Me parezco al añorado Cousteau en que ambos ansiamos tocar fondo, más deseado cuanto más profundo.
Mi cocina se despierta de madrugada para que bostecen las ollas con su carga de huesos gelatinosos, mortificadas carnes y un arco iris de hortalizas, mientras en las sartenes se desperezan cebollas, pimientos y tomates en sazón, arropados por el fuego manso de Montiño, que, al contrario que el estridente móvil, despierta con caricias.
Desayunar en tal paisaje neblinoso y dejar que el aroma del té assam se pelee con el lascivo del chile chipotle o el familiar del tomate ensartado por mil agujas de romero, me reconcilia cada mañana con este oficio al que tanto quiero y debo (sobre todo, debo).
En cierta ocasión, tan lejana en el tiempo como infausta, asistí a un encuentro de cocineros celebrado en un restaurante de campanillas. Llegada la hora, y emulando a Silvia Pinal en Viridiana, quise preparar la comida para los explotados de cocina y sala. Al pedir a uno de mis colegas un poco de fondo para afrontar un asado, éste, un tanto avergonzado, confesó que lo habían desterrado de sus cámaras por no considerarlo necesario. Del susto se me cayó el delantal y se me enfriaron los huevos.
En venganza, les brindo ahora tres recetas a las que el fondo eleva a lo más alto.
La primera, que el tiempo aún no me ha permitido degustar in situ, en la pradera de Vitoria por San Prudencio, la extraigo de la tradición. Una genialidad ante la que me desmontero y, genuflexo, mojo pan.
Añada con avaricia, como si de coca se tratara, un puñadito de harina a los caracoles, y déjelos ayunar durante no menos de tres días. Cumplido ese Getsemaní, lávelos hasta la extremaunción (propia) antes de darles un leve y aséptico hervor para que, sacando sus cuernos, pierdan todo rastro de baba. Arroje esa agua espumosa.
Luego, como quien pone supositorios, introduzca un perretxico en cada caracol, esa minúscula y primaveral seta que idolatran en el norte, y cuya demanda es tal que para ese preciso día (el 28 de abril) es necesario importarlos de la patria de Canetti.

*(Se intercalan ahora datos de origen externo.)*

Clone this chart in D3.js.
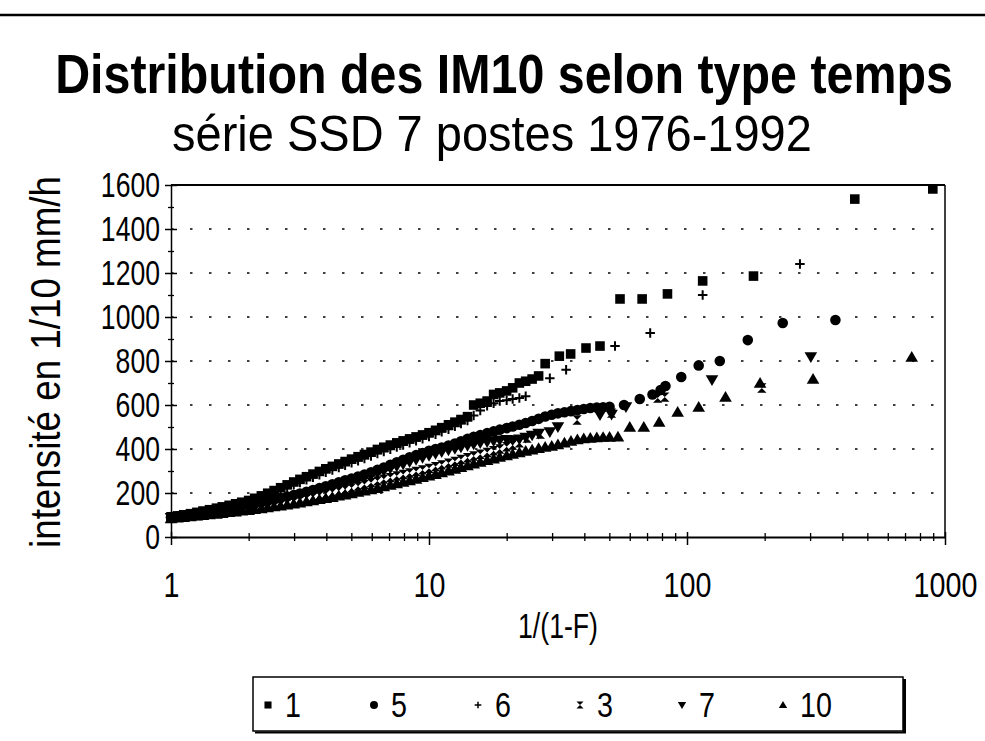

Acto seguido, cuézanse los cornúpetas durante media hora dentro del rojo festivo de una vizcaína, la campeona de las salsas vascas, en foto finish con la salsa verde.
El orondo Ange García, a quien hace algún tiempo que no veo (estará pintando, o follando, que rima) me hizo levitar, tiempo ha, en su Lúculo de la calle Génova (y mira que algunos de sus vecinos me provocan acidez. Soy más de mochuelo que de gaviota).
Tamaña joya se elaboraba haciendo un impecable, untuoso y bien espumado caldo con anguilas y las verduras al uso: ajo, cebolla, puerro, zanahoria y más perejil que el ofrecido a san Pancracio.
Sobre poco aceite y lingotes de ajo se rompían patatas, ojalá gallegas, y, tras remover tres salves y un padrenuestro, se añadía, obviamente colado, el suficiente fumet y se bajaba el fuego para que, amorosamente, las patatas alcanzaran la ternura que merecemos.
Así cocidas, se pasaban por un pasapuré que, aunque fuera por ubicación, giraba a la derecha. Comprobada la sazón, se disponía este puré -en el que tal vez no habría desentonado un saludo de unto- en el centro de los platos, formando un humeante Teide.
A punta de cuchara se abría un cráter en su cima, lo suficientemente grande para que cupieran en él cien gramos de angulas a la bilbaína.
¿Y las anguilas?, se preguntarán. Con ellas se sobornaba a los gatos. Ni estos se libraban del soborno en dicha calle.
Inquietantes me parecieron siempre las lampreas, hasta que metí la cuchara en un guiso a la bordelesa, cuyo aroma, trascendía las austeras paredes del restaurante, para expandirse por la muy noble villa de Tuy.
Nadando el tiempo, pergeñé la idea de un tamal, insinuada por el toque de chocolate que oscurecía el civet gallego (civet, sí; nombre gabacho que señala aquellas salsas que se ligan con la sangre de la vianda) con el que rememoré los moles poblanos.
Un tamal de harina de maíz, tan común (el grano, digo) en la patria de Rosalía, envuelto en hoja de plátano previamente tostada para acentuar su aroma, y que en la mesa acompañamos con el voluptuoso mole de su salsa y un tinto de uva loureiro refrescándonos el gaznate.
Y hay, no lo duden, un alarde de coherencia en esta comunión de ingredientes tan dispares que culmina en un prodigioso plato viajero: la lamprea, lo saben, inventó el autostop.